Playoff baseball is three hours of feeling like you want to vomit, waiting for a moment of catharsis that may never come.
That’s the feeling a buddy and I worked out watching Game 3, a stellar-if-you’re-a-Cleveland-fan or excruciating-if-you’re-a-Cubs-fan 1-0 Cleveland victory, giving them a 2-1 edge in the World Series.
I drove back to Chicago on Friday afternoon, my former home, to be surrounded by friends and family for these three home games and maybe score a lucky ticket to one of the games (if you’ve got one that won’t cost a kidney, shoot me an email!).
This was the first World Series game at Wrigley Field in 71 years.
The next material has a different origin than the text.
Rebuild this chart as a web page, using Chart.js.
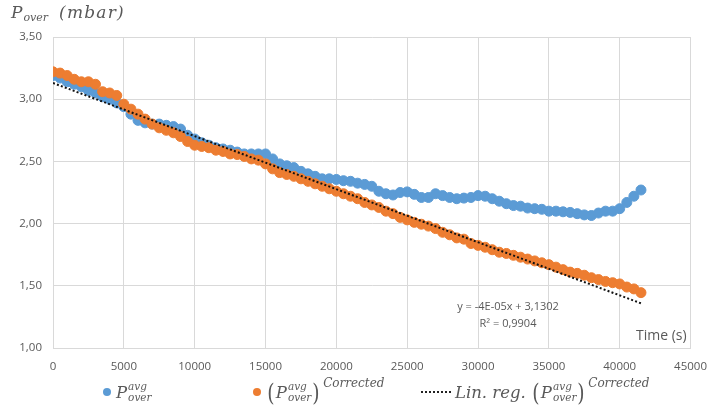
<!DOCTYPE html>
<html>
<head>
<meta charset="utf-8">
<script src="https://cdn.jsdelivr.net/npm/chart.js@4"></script>
<style>
    body { margin: 0; background: #fff; }
    #wrap { position: relative; width: 719px; height: 413px; }
    .math { font-family: 'DejaVu Serif', serif; font-style: italic; color: #595959; }
    #titulo { position: absolute; left: 11px; top: 2px; font-size: 17px; display: flex; align-items: flex-start; }
    #titulo .sub { font-size: 11px; margin-top: 9px; margin-left: 1px; }
    #titulo .unit { margin-left: 11px; letter-spacing: 1.2px; }
    .txt { position: absolute; font-family: 'Open Sans', sans-serif; color: #595959; white-space: nowrap; }
    #eq { left: 450px; top: 297px; font-size: 11px; line-height: 17px; text-align: center; width: 116px; }
    #tiempo { left: 636px; top: 325px; font-size: 14px; }
    .leg { position: absolute; top: 376px; height: 32px; display: flex; align-items: center; font-size: 16.5px; }
    .dot { width: 8px; height: 8px; border-radius: 50%; margin-right: 5px; }
    .ss { display: inline-flex; flex-direction: column; font-size: 10.5px; line-height: 11px; margin-left: 1px; }
    .par { font-family: 'DejaVu Serif', serif; font-style: normal; font-size: 25px; line-height: 25px; display: inline-block; transform: scaleX(0.75); }
    .sup { font-size: 12px; line-height: 12px; align-self: flex-start; margin-top: 1px; margin-left: 2px; }
    .dots { width: 30px; border-top: 2px dotted #222; margin-right: 4px; }
</style>
</head>
<body>
<div id="wrap">
    <canvas id="grafica" width="719" height="413"></canvas>
    <div id="titulo" class="math"><span>P</span><span class="sub">over</span><span class="unit">(mbar)</span></div>
    <div id="eq" class="txt">y = -4E-05x + 3,1302<br>R² = 0,9904</div>
    <div id="tiempo" class="txt">Time (s)</div>
    <div class="leg math" style="left:103px">
        <span class="dot" style="background:#5B9BD5"></span>P<span class="ss"><span>avg</span><span>over</span></span>
    </div>
    <div class="leg math" style="left:253px">
        <span class="dot" style="background:#ED7D31"></span><span class="par">(</span>P<span class="ss"><span>avg</span><span>over</span></span><span class="par">)</span><span class="sup">Corrected</span>
    </div>
    <div class="leg math" style="left:421px">
        <span class="dots"></span>Lin. reg.&nbsp;<span class="par">(</span>P<span class="ss"><span>avg</span><span>over</span></span><span class="par">)</span><span class="sup">Corrected</span>
    </div>
</div>
<script>
// ==========================================
// DATOS
// ==========================================
const tiempos = [
    0, 500, 1000, 1500, 2000, 2500, 3000, 3500, 4000, 4500,
    5000, 5500, 6000, 6500, 7000, 7500, 8000, 8500, 9000, 9500,
    10000, 10500, 11000, 11500, 12000, 12500, 13000, 13500, 14000, 14500,
    15000, 15500, 16000, 16500, 17000, 17500, 18000, 18500, 19000, 19500,
    20000, 20500, 21000, 21500, 22000, 22500, 23000, 23500, 24000, 24500,
    25000, 25500, 26000, 26500, 27000, 27500, 28000, 28500, 29000, 29500,
    30000, 30500, 31000, 31500, 32000, 32500, 33000, 33500, 34000, 34500,
    35000, 35500, 36000, 36500, 37000, 37500, 38000, 38500, 39000, 39500,
    40000, 40500, 41000, 41500
];

const pOverAvg = [
    3.19, 3.17, 3.14, 3.12, 3.10, 3.07, 3.05, 3.02, 3.00, 2.97,
    2.94, 2.88, 2.83, 2.81, 2.80, 2.80, 2.79, 2.78, 2.76, 2.71,
    2.68, 2.65, 2.63, 2.61, 2.60, 2.59, 2.575, 2.56, 2.56, 2.56,
    2.56, 2.52, 2.48, 2.465, 2.45, 2.42, 2.40, 2.38, 2.36, 2.36,
    2.355, 2.345, 2.34, 2.325, 2.315, 2.30, 2.26, 2.24, 2.23, 2.25,
    2.255, 2.235, 2.21, 2.21, 2.24, 2.225, 2.21, 2.20, 2.205, 2.21,
    2.225, 2.22, 2.20, 2.18, 2.16, 2.145, 2.14, 2.125, 2.12, 2.115,
    2.10, 2.10, 2.095, 2.09, 2.08, 2.07, 2.065, 2.085, 2.10, 2.10,
    2.12, 2.17, 2.22, 2.27
];

const pOverCorr = [
    3.22, 3.21, 3.19, 3.16, 3.14, 3.14, 3.12, 3.06, 3.05, 3.03,
    2.96, 2.92, 2.88, 2.84, 2.80, 2.77, 2.75, 2.73, 2.70, 2.66,
    2.63, 2.62, 2.61, 2.59, 2.58, 2.56, 2.555, 2.54, 2.52, 2.51,
    2.48, 2.44, 2.41, 2.395, 2.38, 2.36, 2.34, 2.32, 2.30, 2.28,
    2.26, 2.24, 2.22, 2.20, 2.17, 2.15, 2.13, 2.10, 2.08, 2.05,
    2.03, 2.01, 1.995, 1.98, 1.96, 1.93, 1.91, 1.885, 1.875, 1.84,
    1.825, 1.81, 1.79, 1.77, 1.76, 1.745, 1.73, 1.715, 1.70, 1.685,
    1.67, 1.65, 1.63, 1.61, 1.60, 1.585, 1.565, 1.55, 1.535, 1.525,
    1.515, 1.49, 1.475, 1.445
];

// recta de regresión (extremos leídos)
const regTiempos = [0, 41600];
const regValores = [3.13, 1.355];

const ticksY = [1.0, 1.5, 2.0, 2.5, 3.0, 3.5];

function puntos(xs, ys) {
    return xs.map((x, i) => ({ x: x, y: ys[i] }));
}

// ==========================================
// GRÁFICA
// ==========================================
const ctx = document.getElementById('grafica').getContext('2d');
const grafica = new Chart(ctx, {
    type: 'scatter',
    data: {
        datasets: [
            {
                label: 'Lin. reg.',
                data: puntos(regTiempos, regValores),
                showLine: true,
                borderColor: '#111',
                borderWidth: 2,
                borderDash: [2, 2.2],
                pointRadius: 0,
                order: 0
            },
            {
                label: 'Corrected',
                data: puntos(tiempos, pOverCorr),
                backgroundColor: '#ED7D31',
                borderColor: '#ED7D31',
                borderWidth: 1,
                pointRadius: 5,
                order: 1
            },
            {
                label: 'avg',
                data: puntos(tiempos, pOverAvg),
                backgroundColor: '#5B9BD5',
                borderColor: '#5B9BD5',
                borderWidth: 1,
                pointRadius: 5,
                order: 2
            }
        ]
    },
    options: {
        responsive: false,
        animation: false,
        layout: { padding: { top: 37, right: 17, left: 0, bottom: 0 } },
        plugins: {
            legend: { display: false },
            tooltip: { enabled: false }
        },
        scales: {
            x: {
                type: 'linear',
                min: 0,
                max: 45000,
                afterFit: (s) => { s.height = 65; },
                grid: { color: '#D9D9D9', drawTicks: false },
                border: { color: '#D9D9D9' },
                ticks: {
                    stepSize: 5000,
                    padding: 12,
                    color: '#595959',
                    font: { family: "'Open Sans', sans-serif", size: 11.5 },
                    maxRotation: 0,
                    callback: (v) => String(v)
                }
            },
            y: {
                min: 1,
                max: 3.5,
                afterFit: (s) => { s.width = 53; },
                afterBuildTicks: (s) => { s.ticks = ticksY.map(v => ({ value: v })); },
                grid: { color: '#D9D9D9', drawTicks: false },
                border: { color: '#D9D9D9' },
                ticks: {
                    padding: 11,
                    color: '#595959',
                    font: { family: "'Open Sans', sans-serif", size: 11.5 },
                    callback: (v) => v.toFixed(2).replace('.', ',')
                }
            }
        }
    }
});
</script>
</body>
</html>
Where else would I want to be?
But, when it was over, on the way home from the bar where we watched the game, I could hardly walk, the adrenaline and nervous energy slowly seeping out my body. My legs felt like jelly and I realized how much I can really hate baseball.
I don’t want to see a highlight or read any player interviews about this game; I almost want to Eternal Sunshine the part of my brain related to Game 3, and maybe all of my relationship with baseball.
Almost. Because I never overreact to sports. I’m fine.
Yeah, Andrew Miller was sharp again in relief but how about Josh Tomlin? He didn’t even pitch five full innings but, damn, he kept the Cubs bats quiet. The entire bar was pretty confident the big Cubs bats would get to this guy, score a few runs early, and coast to a big home win.
So much has been made of Kyle Hendricks of the Cubs and the season he’s had, and rightly so. Hendricks also did pretty damn well for himself on Friday night.
But Tomlin and Miller were lethal and the rest of the bullpen held up their end of the bargain. That’s five postseason shutouts for Cleveland this year, too, a new MLB record.
Sometimes there’s just nothing you can do, even if the strike zone was (once again) a bit wonky.
No nails left to bite
There were so many chances for this Cubs team to get on the board but they just couldn’t do it. They stranded seven men on base and were 0-for-7 with runners in scoring position. Credit to Cleveland’s excellent pitching staff, but the Cubs also did their part in just being terrible when they needed hits the most.
Not that Cleveland didn’t squander a few opportunities of their, including the fifth inning double-play with the bases loaded that prevented them from breaking this one open.
But there were a lot of disappointed groans at the bar on Friday night, as time after time, the Cubs got men on base but just couldn’t get them home. Not even Kyle Schwarber, the most-talked-about Cub this World Series, could get anything going, popping out in his only at-bat.
And they even put the first guy on in the ninth (a Rizzo single) just for added torture as they failed to get him home for the tying run in the bottom of the ninth.
We weren’t alone in our despair; kudos to Fox for making sure they captured every possible expression of agony from Cubs fans at Wrigley tonight (including the team).
So, down 2-1 in a best-of-seven series, the Cubs have to beat the same pitcher (Corey Kluber) who made them look downright silly in Game 1 so they can avoid an nearly insurmountable 3-1 lead which would also force them to win the final two games on the road and Cleveland (and facing Kluber again).
It’s a good thing Cubs fans don’t overreact to anything. Not me. Nope.
Anyway, it’s not an impossible mountain to overcome. If a team can pull it off, this Cubs team can. They’ve been down 2-1 in the playoffs before. Less than two weeks ago, actually, and that turned out okay.
But have I mentioned that I am married to a Cleveland native and we now live in Cleveland with my brother-in-law who is a Cleveland Indians employee in a house owned by my Cleveland native/life-long-Indians fan father-in-law?
Everything is terrible.
The Bill Murray scale of World Series anxiety
The man himself seemed like he was having an OK time at Wrigley Field tonight.
But deep down, I know how he feels after that game. We all do. We’re on the precipice here.
After three games, we’re in What About Bob territory. Nothing is wrong. Everything is fine.
I feel good, I feel great, I feel wonderful.